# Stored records
------------
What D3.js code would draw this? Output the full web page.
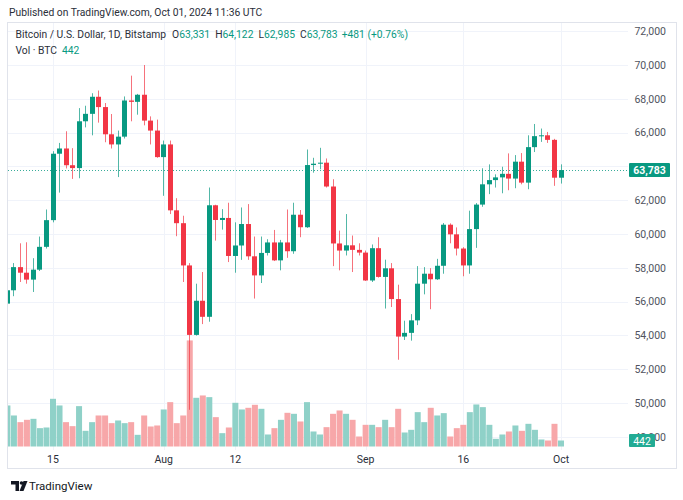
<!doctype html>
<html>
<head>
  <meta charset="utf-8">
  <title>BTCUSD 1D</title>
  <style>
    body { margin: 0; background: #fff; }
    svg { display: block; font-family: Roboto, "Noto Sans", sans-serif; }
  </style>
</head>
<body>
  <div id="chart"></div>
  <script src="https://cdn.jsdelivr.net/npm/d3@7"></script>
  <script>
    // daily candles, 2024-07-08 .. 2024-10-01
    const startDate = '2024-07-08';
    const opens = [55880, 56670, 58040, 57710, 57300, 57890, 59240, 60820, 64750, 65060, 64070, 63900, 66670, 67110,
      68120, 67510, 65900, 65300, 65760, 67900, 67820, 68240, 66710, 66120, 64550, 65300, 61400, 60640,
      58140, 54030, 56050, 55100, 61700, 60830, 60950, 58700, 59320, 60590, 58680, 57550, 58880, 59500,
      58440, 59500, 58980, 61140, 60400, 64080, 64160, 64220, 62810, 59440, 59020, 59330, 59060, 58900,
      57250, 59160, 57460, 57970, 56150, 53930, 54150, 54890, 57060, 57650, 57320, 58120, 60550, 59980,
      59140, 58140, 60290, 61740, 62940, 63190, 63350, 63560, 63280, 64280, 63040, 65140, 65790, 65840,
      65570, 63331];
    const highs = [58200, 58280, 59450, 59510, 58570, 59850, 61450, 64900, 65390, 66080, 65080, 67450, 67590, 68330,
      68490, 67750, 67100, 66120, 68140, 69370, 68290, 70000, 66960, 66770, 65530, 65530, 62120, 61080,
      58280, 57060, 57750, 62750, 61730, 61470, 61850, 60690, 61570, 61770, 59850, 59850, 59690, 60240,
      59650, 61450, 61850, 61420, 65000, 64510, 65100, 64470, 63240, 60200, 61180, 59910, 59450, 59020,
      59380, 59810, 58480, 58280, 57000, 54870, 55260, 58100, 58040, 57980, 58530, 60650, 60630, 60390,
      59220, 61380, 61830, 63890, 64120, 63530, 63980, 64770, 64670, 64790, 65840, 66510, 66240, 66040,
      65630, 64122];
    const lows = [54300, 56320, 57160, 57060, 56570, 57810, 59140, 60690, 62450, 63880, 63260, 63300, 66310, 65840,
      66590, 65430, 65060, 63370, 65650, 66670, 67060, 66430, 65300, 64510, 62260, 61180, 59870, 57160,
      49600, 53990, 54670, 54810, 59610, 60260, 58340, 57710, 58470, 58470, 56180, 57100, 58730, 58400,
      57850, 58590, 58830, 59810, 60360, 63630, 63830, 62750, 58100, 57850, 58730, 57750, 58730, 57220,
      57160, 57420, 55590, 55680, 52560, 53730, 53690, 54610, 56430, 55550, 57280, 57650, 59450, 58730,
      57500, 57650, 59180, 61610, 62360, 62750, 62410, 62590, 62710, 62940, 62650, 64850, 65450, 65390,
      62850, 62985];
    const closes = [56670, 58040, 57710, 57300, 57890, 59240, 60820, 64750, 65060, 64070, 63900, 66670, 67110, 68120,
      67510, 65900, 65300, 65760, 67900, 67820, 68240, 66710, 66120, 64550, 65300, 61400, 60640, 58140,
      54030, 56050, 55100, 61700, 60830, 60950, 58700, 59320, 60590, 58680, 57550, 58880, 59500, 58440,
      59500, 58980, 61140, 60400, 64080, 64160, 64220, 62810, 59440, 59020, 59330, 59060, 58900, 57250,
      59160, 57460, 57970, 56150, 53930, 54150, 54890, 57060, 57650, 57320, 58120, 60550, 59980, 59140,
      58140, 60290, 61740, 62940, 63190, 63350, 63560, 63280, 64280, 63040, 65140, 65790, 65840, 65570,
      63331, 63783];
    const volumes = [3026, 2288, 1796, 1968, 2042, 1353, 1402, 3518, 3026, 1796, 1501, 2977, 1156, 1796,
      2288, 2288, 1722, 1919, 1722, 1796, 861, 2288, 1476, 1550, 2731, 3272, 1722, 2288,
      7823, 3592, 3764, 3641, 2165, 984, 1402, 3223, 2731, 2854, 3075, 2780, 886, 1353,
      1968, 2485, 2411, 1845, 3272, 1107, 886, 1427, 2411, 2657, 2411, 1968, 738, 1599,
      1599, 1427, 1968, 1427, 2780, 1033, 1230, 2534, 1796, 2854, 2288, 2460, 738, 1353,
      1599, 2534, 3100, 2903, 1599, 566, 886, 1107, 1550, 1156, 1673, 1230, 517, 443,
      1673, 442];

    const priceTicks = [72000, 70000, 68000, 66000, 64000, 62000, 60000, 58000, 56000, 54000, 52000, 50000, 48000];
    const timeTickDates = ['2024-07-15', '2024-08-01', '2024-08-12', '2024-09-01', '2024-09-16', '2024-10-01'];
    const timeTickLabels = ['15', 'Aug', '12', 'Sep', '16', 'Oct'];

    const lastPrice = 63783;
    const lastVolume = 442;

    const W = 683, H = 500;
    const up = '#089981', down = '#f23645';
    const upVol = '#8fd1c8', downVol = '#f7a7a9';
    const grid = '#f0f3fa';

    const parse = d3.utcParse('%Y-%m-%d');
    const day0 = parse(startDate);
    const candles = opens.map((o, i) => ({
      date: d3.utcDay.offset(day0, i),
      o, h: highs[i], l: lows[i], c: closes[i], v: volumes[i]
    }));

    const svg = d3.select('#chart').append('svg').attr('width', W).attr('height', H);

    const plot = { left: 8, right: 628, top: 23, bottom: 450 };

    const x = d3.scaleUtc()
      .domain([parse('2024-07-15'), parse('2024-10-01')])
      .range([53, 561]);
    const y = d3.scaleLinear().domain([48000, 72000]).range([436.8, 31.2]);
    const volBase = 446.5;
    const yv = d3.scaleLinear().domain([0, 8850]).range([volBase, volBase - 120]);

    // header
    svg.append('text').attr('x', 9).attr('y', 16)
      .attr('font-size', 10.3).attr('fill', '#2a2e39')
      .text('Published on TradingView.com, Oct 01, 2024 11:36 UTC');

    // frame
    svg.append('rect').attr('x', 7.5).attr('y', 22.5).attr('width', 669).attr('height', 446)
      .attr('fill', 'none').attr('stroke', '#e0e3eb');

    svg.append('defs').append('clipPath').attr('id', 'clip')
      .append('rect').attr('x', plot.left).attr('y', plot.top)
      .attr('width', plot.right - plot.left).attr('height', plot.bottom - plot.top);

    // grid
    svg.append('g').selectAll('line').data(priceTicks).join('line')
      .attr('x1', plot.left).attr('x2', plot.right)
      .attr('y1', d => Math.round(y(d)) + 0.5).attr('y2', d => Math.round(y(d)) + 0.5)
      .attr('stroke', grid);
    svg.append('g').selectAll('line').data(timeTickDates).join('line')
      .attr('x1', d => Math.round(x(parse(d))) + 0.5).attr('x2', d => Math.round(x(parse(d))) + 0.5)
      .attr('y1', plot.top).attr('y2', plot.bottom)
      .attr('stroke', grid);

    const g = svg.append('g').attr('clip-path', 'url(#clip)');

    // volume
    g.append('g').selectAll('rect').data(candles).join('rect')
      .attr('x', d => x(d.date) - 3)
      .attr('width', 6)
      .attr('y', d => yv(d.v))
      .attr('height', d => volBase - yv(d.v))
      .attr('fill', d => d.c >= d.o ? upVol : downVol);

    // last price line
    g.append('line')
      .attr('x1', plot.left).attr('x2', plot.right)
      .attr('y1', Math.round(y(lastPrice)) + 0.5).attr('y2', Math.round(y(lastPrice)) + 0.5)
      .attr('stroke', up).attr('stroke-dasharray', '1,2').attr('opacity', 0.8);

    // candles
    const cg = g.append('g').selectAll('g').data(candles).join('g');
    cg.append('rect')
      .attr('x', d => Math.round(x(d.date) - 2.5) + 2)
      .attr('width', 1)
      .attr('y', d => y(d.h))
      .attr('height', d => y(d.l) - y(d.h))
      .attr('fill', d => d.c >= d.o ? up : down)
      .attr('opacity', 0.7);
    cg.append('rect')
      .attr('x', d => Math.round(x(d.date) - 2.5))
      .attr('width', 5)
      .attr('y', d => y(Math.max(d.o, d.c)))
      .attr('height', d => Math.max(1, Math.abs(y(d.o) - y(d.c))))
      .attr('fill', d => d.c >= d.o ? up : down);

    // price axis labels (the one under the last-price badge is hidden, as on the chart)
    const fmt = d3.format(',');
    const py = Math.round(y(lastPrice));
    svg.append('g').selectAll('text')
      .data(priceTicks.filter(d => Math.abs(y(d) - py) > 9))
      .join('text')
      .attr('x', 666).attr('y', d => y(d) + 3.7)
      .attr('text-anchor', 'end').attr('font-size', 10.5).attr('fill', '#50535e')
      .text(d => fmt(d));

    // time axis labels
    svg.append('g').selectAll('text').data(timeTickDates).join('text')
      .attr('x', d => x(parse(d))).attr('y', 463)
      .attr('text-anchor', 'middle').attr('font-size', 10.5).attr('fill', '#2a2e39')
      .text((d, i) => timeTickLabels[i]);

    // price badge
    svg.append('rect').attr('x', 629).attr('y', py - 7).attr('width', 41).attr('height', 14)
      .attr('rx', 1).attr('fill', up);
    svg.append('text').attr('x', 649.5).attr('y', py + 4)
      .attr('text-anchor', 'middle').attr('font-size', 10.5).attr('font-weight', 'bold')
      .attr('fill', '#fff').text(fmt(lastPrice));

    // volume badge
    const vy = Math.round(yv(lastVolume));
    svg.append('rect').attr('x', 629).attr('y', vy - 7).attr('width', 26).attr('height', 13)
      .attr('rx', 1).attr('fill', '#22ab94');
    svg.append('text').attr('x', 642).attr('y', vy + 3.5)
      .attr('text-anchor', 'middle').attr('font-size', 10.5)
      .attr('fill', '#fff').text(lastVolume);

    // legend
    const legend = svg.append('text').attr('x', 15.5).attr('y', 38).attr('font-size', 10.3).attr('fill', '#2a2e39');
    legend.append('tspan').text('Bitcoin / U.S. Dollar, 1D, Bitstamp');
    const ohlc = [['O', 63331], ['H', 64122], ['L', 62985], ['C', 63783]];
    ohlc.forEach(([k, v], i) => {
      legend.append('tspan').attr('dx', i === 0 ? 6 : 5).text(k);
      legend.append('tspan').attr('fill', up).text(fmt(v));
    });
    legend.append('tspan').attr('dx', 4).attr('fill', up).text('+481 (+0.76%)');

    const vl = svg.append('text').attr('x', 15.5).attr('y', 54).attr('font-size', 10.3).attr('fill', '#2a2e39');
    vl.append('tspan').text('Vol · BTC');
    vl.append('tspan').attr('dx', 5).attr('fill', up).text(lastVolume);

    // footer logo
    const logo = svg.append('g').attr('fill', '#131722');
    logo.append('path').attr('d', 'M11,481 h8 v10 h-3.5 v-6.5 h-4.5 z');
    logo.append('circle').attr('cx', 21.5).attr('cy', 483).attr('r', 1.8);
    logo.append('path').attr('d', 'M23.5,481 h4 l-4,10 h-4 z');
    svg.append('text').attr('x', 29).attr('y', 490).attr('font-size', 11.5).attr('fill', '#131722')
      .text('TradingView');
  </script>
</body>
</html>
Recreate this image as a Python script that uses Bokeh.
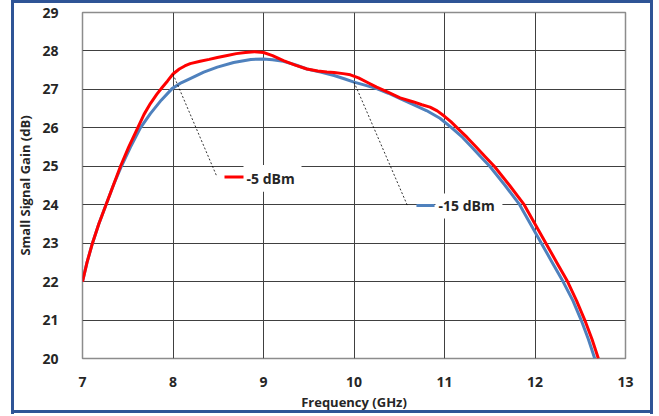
------------
Working from the entries above, return all lines that contain "this".

What D3.js code would draw this? Output the full web page.
Recreate this image as a Python script that uses Bokeh.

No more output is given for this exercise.